#### [Your objective]
Transcribe the entries below exactly; leave every image out.

#### [Information shown]
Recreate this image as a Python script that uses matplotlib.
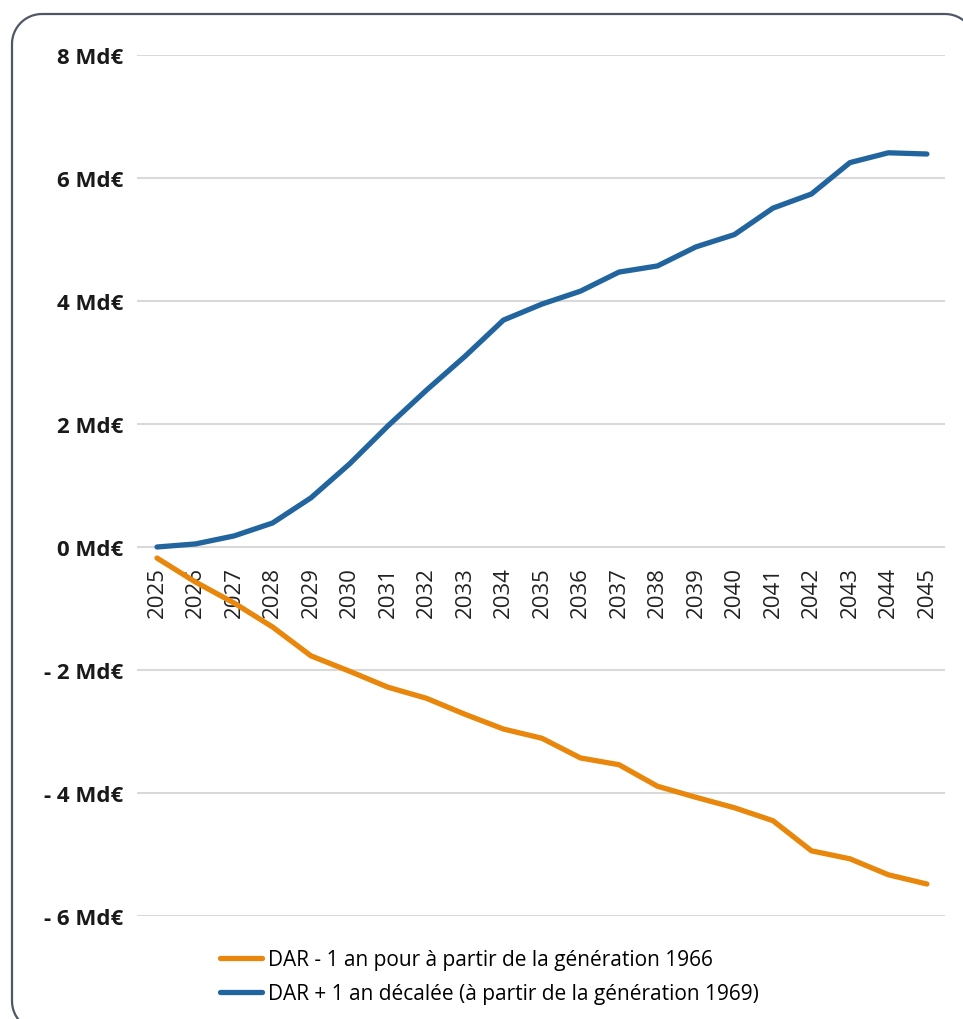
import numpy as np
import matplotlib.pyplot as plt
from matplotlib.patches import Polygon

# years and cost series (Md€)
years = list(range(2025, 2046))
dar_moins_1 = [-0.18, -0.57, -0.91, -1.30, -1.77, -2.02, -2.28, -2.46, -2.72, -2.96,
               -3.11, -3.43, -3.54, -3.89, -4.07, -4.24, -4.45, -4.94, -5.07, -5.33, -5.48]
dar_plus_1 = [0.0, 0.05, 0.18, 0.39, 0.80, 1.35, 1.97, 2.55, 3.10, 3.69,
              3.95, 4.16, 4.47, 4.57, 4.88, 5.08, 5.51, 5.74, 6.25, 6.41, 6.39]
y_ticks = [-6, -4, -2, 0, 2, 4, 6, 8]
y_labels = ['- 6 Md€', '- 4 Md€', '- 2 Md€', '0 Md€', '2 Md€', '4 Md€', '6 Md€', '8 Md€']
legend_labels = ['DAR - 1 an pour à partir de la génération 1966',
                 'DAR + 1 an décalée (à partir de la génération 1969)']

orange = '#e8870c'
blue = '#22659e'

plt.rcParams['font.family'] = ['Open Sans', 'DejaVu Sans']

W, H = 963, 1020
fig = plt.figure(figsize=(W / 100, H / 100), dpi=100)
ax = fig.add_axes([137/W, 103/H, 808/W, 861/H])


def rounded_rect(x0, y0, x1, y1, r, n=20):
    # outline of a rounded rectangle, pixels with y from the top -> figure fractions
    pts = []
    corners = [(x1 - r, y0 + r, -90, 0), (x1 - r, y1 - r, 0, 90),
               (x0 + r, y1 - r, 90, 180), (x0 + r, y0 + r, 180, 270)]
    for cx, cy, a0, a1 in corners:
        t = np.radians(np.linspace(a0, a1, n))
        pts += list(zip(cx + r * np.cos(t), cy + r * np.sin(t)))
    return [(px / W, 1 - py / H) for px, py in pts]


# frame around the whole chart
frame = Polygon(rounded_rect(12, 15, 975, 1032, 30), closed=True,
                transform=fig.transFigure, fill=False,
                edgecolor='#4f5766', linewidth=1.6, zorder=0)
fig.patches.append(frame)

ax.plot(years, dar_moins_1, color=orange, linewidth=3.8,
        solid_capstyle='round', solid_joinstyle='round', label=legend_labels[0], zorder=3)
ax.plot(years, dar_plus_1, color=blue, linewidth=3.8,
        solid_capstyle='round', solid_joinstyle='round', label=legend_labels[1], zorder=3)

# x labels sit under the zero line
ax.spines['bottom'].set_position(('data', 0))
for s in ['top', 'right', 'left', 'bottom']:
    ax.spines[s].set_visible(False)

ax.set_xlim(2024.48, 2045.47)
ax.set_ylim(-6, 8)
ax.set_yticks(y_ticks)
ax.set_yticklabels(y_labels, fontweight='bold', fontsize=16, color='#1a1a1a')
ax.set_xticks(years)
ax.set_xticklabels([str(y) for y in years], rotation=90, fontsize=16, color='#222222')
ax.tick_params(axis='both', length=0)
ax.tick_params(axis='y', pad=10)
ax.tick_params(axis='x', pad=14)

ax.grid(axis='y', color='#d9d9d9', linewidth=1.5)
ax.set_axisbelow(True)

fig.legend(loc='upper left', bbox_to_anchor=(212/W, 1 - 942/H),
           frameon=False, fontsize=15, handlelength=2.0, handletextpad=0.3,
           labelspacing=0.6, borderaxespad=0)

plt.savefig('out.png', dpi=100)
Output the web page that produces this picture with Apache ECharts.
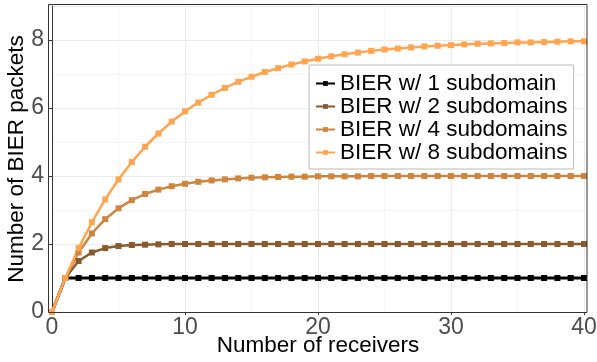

#### [Right answer]
Recreate this image as a Python script that uses matplotlib.
import numpy as np
import matplotlib.pyplot as plt
from matplotlib.patches import Polygon

# years and cost series (Md€)
years = list(range(2025, 2046))
dar_moins_1 = [-0.18, -0.57, -0.91, -1.30, -1.77, -2.02, -2.28, -2.46, -2.72, -2.96,
               -3.11, -3.43, -3.54, -3.89, -4.07, -4.24, -4.45, -4.94, -5.07, -5.33, -5.48]
dar_plus_1 = [0.0, 0.05, 0.18, 0.39, 0.80, 1.35, 1.97, 2.55, 3.10, 3.69,
              3.95, 4.16, 4.47, 4.57, 4.88, 5.08, 5.51, 5.74, 6.25, 6.41, 6.39]
y_ticks = [-6, -4, -2, 0, 2, 4, 6, 8]
y_labels = ['- 6 Md€', '- 4 Md€', '- 2 Md€', '0 Md€', '2 Md€', '4 Md€', '6 Md€', '8 Md€']
legend_labels = ['DAR - 1 an pour à partir de la génération 1966',
                 'DAR + 1 an décalée (à partir de la génération 1969)']

orange = '#e8870c'
blue = '#22659e'

plt.rcParams['font.family'] = ['Open Sans', 'DejaVu Sans']

W, H = 963, 1020
fig = plt.figure(figsize=(W / 100, H / 100), dpi=100)
ax = fig.add_axes([137/W, 103/H, 808/W, 861/H])


def rounded_rect(x0, y0, x1, y1, r, n=20):
    # outline of a rounded rectangle, pixels with y from the top -> figure fractions
    pts = []
    corners = [(x1 - r, y0 + r, -90, 0), (x1 - r, y1 - r, 0, 90),
               (x0 + r, y1 - r, 90, 180), (x0 + r, y0 + r, 180, 270)]
    for cx, cy, a0, a1 in corners:
        t = np.radians(np.linspace(a0, a1, n))
        pts += list(zip(cx + r * np.cos(t), cy + r * np.sin(t)))
    return [(px / W, 1 - py / H) for px, py in pts]


# frame around the whole chart
frame = Polygon(rounded_rect(12, 15, 975, 1032, 30), closed=True,
                transform=fig.transFigure, fill=False,
                edgecolor='#4f5766', linewidth=1.6, zorder=0)
fig.patches.append(frame)

ax.plot(years, dar_moins_1, color=orange, linewidth=3.8,
        solid_capstyle='round', solid_joinstyle='round', label=legend_labels[0], zorder=3)
ax.plot(years, dar_plus_1, color=blue, linewidth=3.8,
        solid_capstyle='round', solid_joinstyle='round', label=legend_labels[1], zorder=3)

# x labels sit under the zero line
ax.spines['bottom'].set_position(('data', 0))
for s in ['top', 'right', 'left', 'bottom']:
    ax.spines[s].set_visible(False)

ax.set_xlim(2024.48, 2045.47)
ax.set_ylim(-6, 8)
ax.set_yticks(y_ticks)
ax.set_yticklabels(y_labels, fontweight='bold', fontsize=16, color='#1a1a1a')
ax.set_xticks(years)
ax.set_xticklabels([str(y) for y in years], rotation=90, fontsize=16, color='#222222')
ax.tick_params(axis='both', length=0)
ax.tick_params(axis='y', pad=10)
ax.tick_params(axis='x', pad=14)

ax.grid(axis='y', color='#d9d9d9', linewidth=1.5)
ax.set_axisbelow(True)

fig.legend(loc='upper left', bbox_to_anchor=(212/W, 1 - 942/H),
           frameon=False, fontsize=15, handlelength=2.0, handletextpad=0.3,
           labelspacing=0.6, borderaxespad=0)

plt.savefig('out.png', dpi=100)
Output the web page that produces this picture with Apache ECharts.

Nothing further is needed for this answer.